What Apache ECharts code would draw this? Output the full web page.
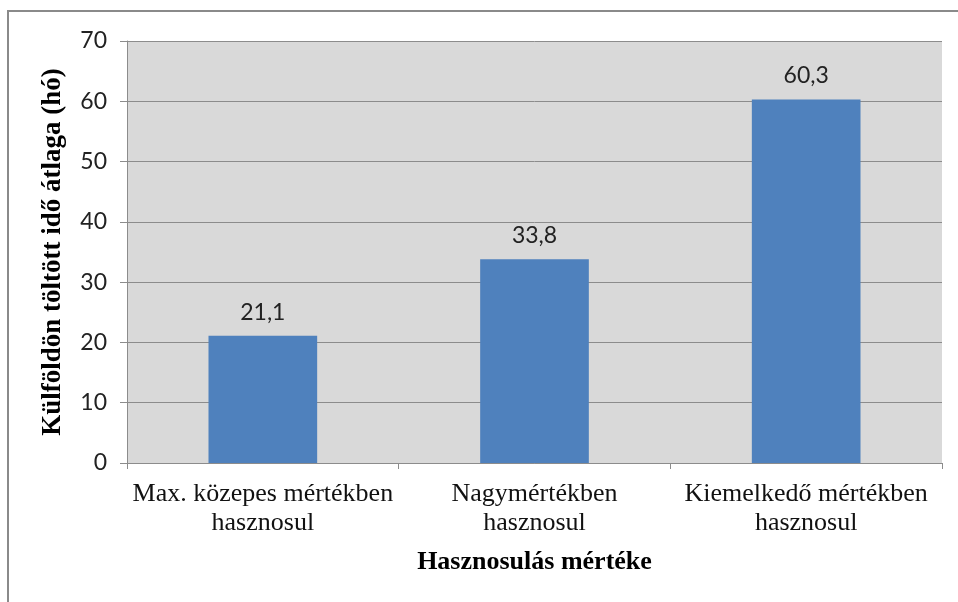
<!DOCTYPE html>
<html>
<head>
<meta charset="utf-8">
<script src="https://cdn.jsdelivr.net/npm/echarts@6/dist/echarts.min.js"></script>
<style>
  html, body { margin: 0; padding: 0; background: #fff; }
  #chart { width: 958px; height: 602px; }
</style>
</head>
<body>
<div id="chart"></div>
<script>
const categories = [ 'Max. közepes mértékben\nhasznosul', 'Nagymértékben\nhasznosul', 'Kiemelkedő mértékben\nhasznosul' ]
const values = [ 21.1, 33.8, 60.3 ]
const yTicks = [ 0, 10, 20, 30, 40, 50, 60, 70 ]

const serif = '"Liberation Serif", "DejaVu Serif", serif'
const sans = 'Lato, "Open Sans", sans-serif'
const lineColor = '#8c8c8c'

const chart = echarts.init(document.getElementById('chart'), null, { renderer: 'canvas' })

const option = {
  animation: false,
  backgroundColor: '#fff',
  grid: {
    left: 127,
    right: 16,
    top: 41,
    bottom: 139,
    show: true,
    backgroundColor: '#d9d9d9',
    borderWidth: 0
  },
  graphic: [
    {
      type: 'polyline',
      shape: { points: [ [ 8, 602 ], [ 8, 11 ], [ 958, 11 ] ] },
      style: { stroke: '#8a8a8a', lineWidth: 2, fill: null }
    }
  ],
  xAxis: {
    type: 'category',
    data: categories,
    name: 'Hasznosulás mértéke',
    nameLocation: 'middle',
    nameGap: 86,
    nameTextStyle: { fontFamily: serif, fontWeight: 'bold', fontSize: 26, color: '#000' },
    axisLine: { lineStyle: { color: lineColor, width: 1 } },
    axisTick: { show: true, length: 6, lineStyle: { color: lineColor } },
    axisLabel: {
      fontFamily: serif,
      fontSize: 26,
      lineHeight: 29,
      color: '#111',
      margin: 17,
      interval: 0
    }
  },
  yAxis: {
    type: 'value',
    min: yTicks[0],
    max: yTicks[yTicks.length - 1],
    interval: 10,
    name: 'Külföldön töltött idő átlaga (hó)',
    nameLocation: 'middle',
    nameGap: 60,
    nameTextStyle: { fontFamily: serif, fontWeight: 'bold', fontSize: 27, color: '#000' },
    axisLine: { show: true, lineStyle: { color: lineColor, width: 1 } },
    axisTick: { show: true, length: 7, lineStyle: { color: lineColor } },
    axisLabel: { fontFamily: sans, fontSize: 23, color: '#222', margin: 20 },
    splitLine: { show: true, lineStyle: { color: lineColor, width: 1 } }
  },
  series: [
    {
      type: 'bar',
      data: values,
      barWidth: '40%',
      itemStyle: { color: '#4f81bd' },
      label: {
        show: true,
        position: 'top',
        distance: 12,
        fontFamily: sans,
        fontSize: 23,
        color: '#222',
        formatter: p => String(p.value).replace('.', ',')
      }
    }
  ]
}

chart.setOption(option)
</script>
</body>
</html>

···

*WRITTEN TASK*
Leave out the pictures and output the rest of the material exactly as written.

*ANSWER IN FULL*
What Apache ECharts code would draw this? Output the full web page.
<!DOCTYPE html>
<html>
<head>
<meta charset="utf-8">
<script src="https://cdn.jsdelivr.net/npm/echarts@6/dist/echarts.min.js"></script>
<style>
  html, body { margin: 0; padding: 0; background: #fff; }
  #chart { width: 958px; height: 602px; }
</style>
</head>
<body>
<div id="chart"></div>
<script>
const categories = [ 'Max. közepes mértékben\nhasznosul', 'Nagymértékben\nhasznosul', 'Kiemelkedő mértékben\nhasznosul' ]
const values = [ 21.1, 33.8, 60.3 ]
const yTicks = [ 0, 10, 20, 30, 40, 50, 60, 70 ]

const serif = '"Liberation Serif", "DejaVu Serif", serif'
const sans = 'Lato, "Open Sans", sans-serif'
const lineColor = '#8c8c8c'

const chart = echarts.init(document.getElementById('chart'), null, { renderer: 'canvas' })

const option = {
  animation: false,
  backgroundColor: '#fff',
  grid: {
    left: 127,
    right: 16,
    top: 41,
    bottom: 139,
    show: true,
    backgroundColor: '#d9d9d9',
    borderWidth: 0
  },
  graphic: [
    {
      type: 'polyline',
      shape: { points: [ [ 8, 602 ], [ 8, 11 ], [ 958, 11 ] ] },
      style: { stroke: '#8a8a8a', lineWidth: 2, fill: null }
    }
  ],
  xAxis: {
    type: 'category',
    data: categories,
    name: 'Hasznosulás mértéke',
    nameLocation: 'middle',
    nameGap: 86,
    nameTextStyle: { fontFamily: serif, fontWeight: 'bold', fontSize: 26, color: '#000' },
    axisLine: { lineStyle: { color: lineColor, width: 1 } },
    axisTick: { show: true, length: 6, lineStyle: { color: lineColor } },
    axisLabel: {
      fontFamily: serif,
      fontSize: 26,
      lineHeight: 29,
      color: '#111',
      margin: 17,
      interval: 0
    }
  },
  yAxis: {
    type: 'value',
    min: yTicks[0],
    max: yTicks[yTicks.length - 1],
    interval: 10,
    name: 'Külföldön töltött idő átlaga (hó)',
    nameLocation: 'middle',
    nameGap: 60,
    nameTextStyle: { fontFamily: serif, fontWeight: 'bold', fontSize: 27, color: '#000' },
    axisLine: { show: true, lineStyle: { color: lineColor, width: 1 } },
    axisTick: { show: true, length: 7, lineStyle: { color: lineColor } },
    axisLabel: { fontFamily: sans, fontSize: 23, color: '#222', margin: 20 },
    splitLine: { show: true, lineStyle: { color: lineColor, width: 1 } }
  },
  series: [
    {
      type: 'bar',
      data: values,
      barWidth: '40%',
      itemStyle: { color: '#4f81bd' },
      label: {
        show: true,
        position: 'top',
        distance: 12,
        fontFamily: sans,
        fontSize: 23,
        color: '#222',
        formatter: p => String(p.value).replace('.', ',')
      }
    }
  ]
}

chart.setOption(option)
</script>
</body>
</html>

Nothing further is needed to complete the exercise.